Dopaminergic neurons loss has also been reported as another pathological feature of DLB [12]. Loss of dopaminergic neurons, which can manifest as excessive daytime sleepiness, tremors and rigidity, relates to nigrostriatal dopaminergic deficits and the pioneering breakthrough of dopamine replacement treatment therapy options for Parkinsonism symptoms [13]. As previously highlighted, DLB patients tend to display a neurotransmitter deficiency syndrome and this presynaptic alpha-synuclein aggregation impedes neurotransmitter release, depleting neurotransmitter dopamine, leading to significant dendritic spines loss [12].

It has been reported that there appears to be a correlation of cerebral Alzheimer disease-type pathology observed with most patients with DLB [14]. This pathology is associated with beta-amyloid plaques and hyperphosphorylated tau deposits. Beta amyloid and tau protein aggregation is associated with cognitive impairment [15], however recent reports refute this correlations, seen with Winer, et al. cross-sectional study, whom concluded cortical beta- amyloid and tau patterns do not differ between cognitively normal Parkinson disease (PD) patients and mild cognitive impairment PD patients. There was no differentiation between these groups in relation to beta-amyloid plaques and tau deposits and cognitive impairment [16]. These results indicate conflicting evidence thus the true effects of beta-amyloid and tau proteins is still unknown.

Delusions are considered one of the most common neuropsychiatric presentations in DLB patients [2]. A retrospective outpatient study by Tzeng, et al. reported a correlation between disruptive cholinergic activity and neuropsychiatric symptoms of hallucinations and delusions in DLB patients.

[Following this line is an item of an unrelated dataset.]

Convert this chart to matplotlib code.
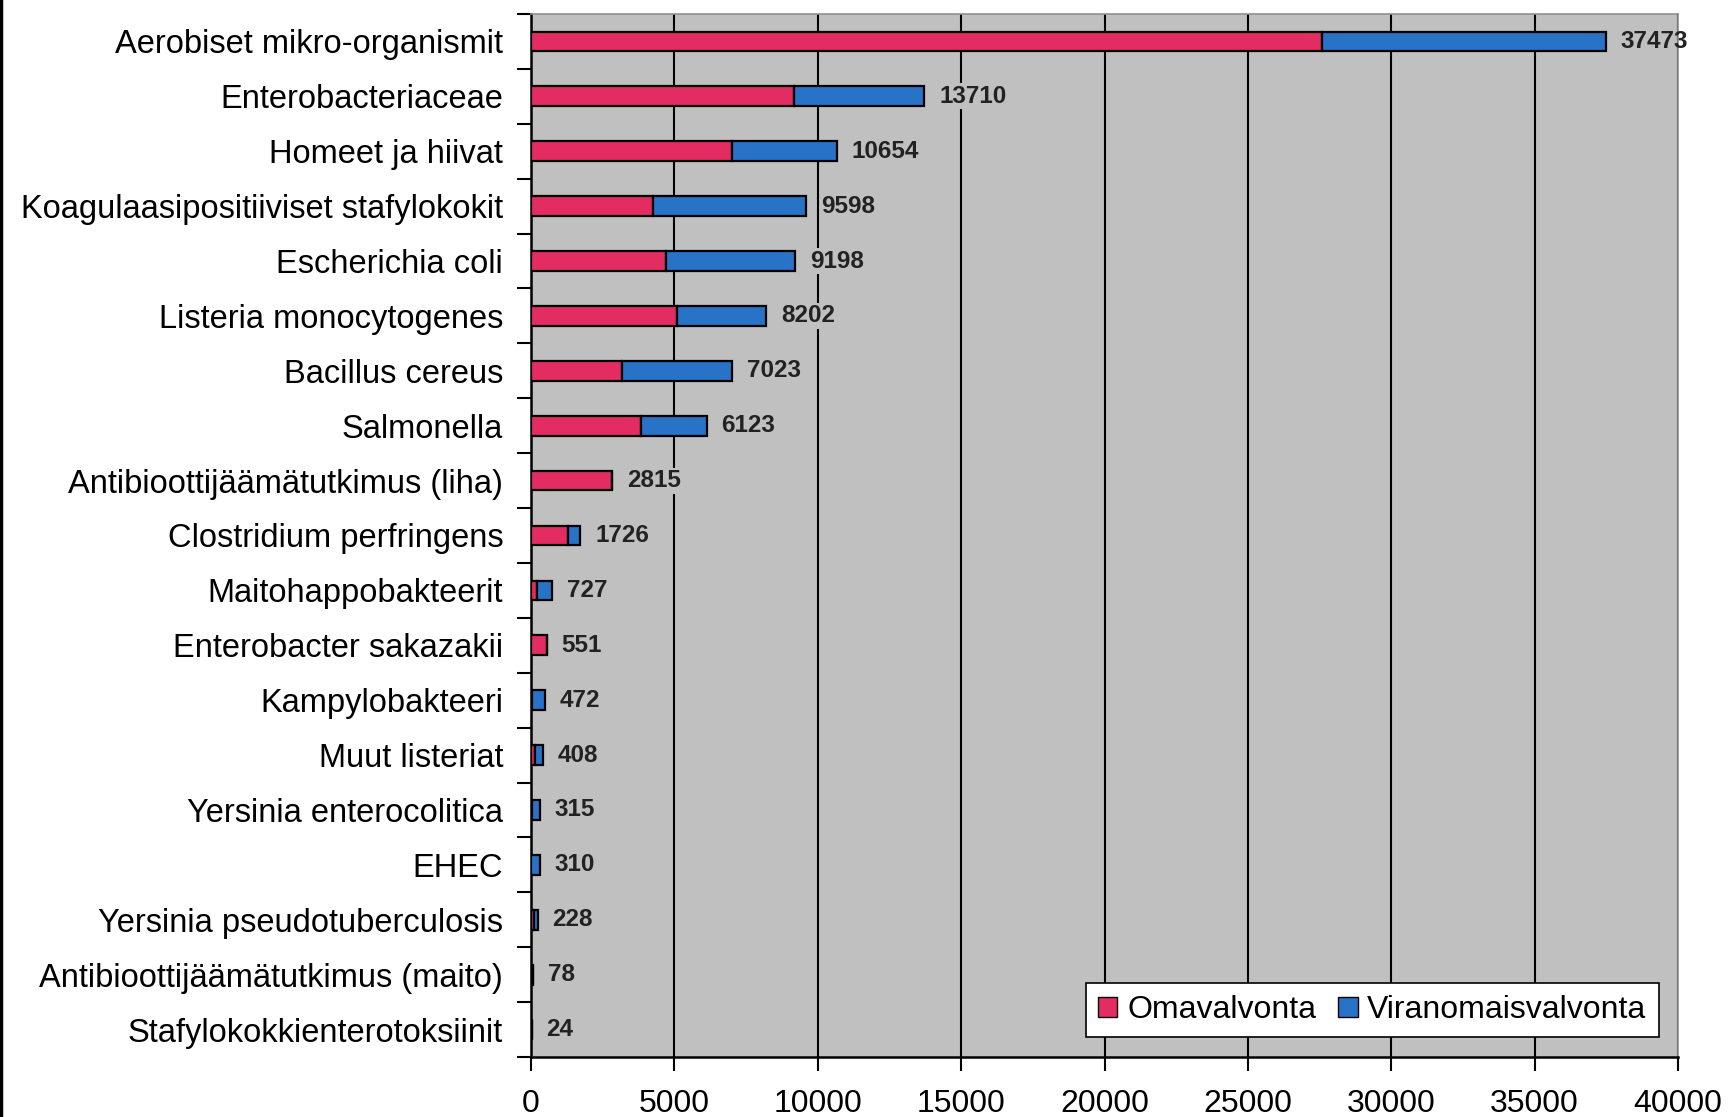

They also analysed specific risk factors (vascular disease, diabetes) and suggested that diabetic DLB patients tends to display lower muscarinic acetylcholine receptors subtype M1 receptors levels in the brain, which may led to a fewer delusional incidences [17]. This conclusion warrants further investigation between diabetes and delusional tendencies in DLB patients.

The biological mechanism of auditory hallucinations in DLB is unknown [2]. Considering auditory hallucinations in PD have been shown to disappear after decreasing or discontinuing L-dopa input, it is possible that the dopamine neuron system is involved in the development of auditory hallucinations in DLB [18]. Auditory hallucinations in DLB nearly always coexist with visual hallucinations which have been reported to be associated with disturbance of cholinergic neurons in some clinical trials of cholinesterase inhibitors for DBL. The disturbance of other neuron systems such as serotonin or norepinephrine might also be involved in auditory hallucinations because of high comorbidity of depression [18].

Conclusion

Patients living with DLB have clear pathological changes [12] that directly associate with the clinical features of this disease [1]. Distinctive pathological changes of alpha- synuclein neuronal inclusions, neuronal loss and disturbance in key dopaminergic, muscarinic acetylcholine, beta amyloid and tau protein aggregation and cholinesterase inhibition directly relate to clinical symptoms of variable cognition, delusions, sleep disturbances and parkinsonism symptoms. Understanding the pathological features of the DLB and how these changes relate to presenting clinical features is essential for the management of patients living with DLB.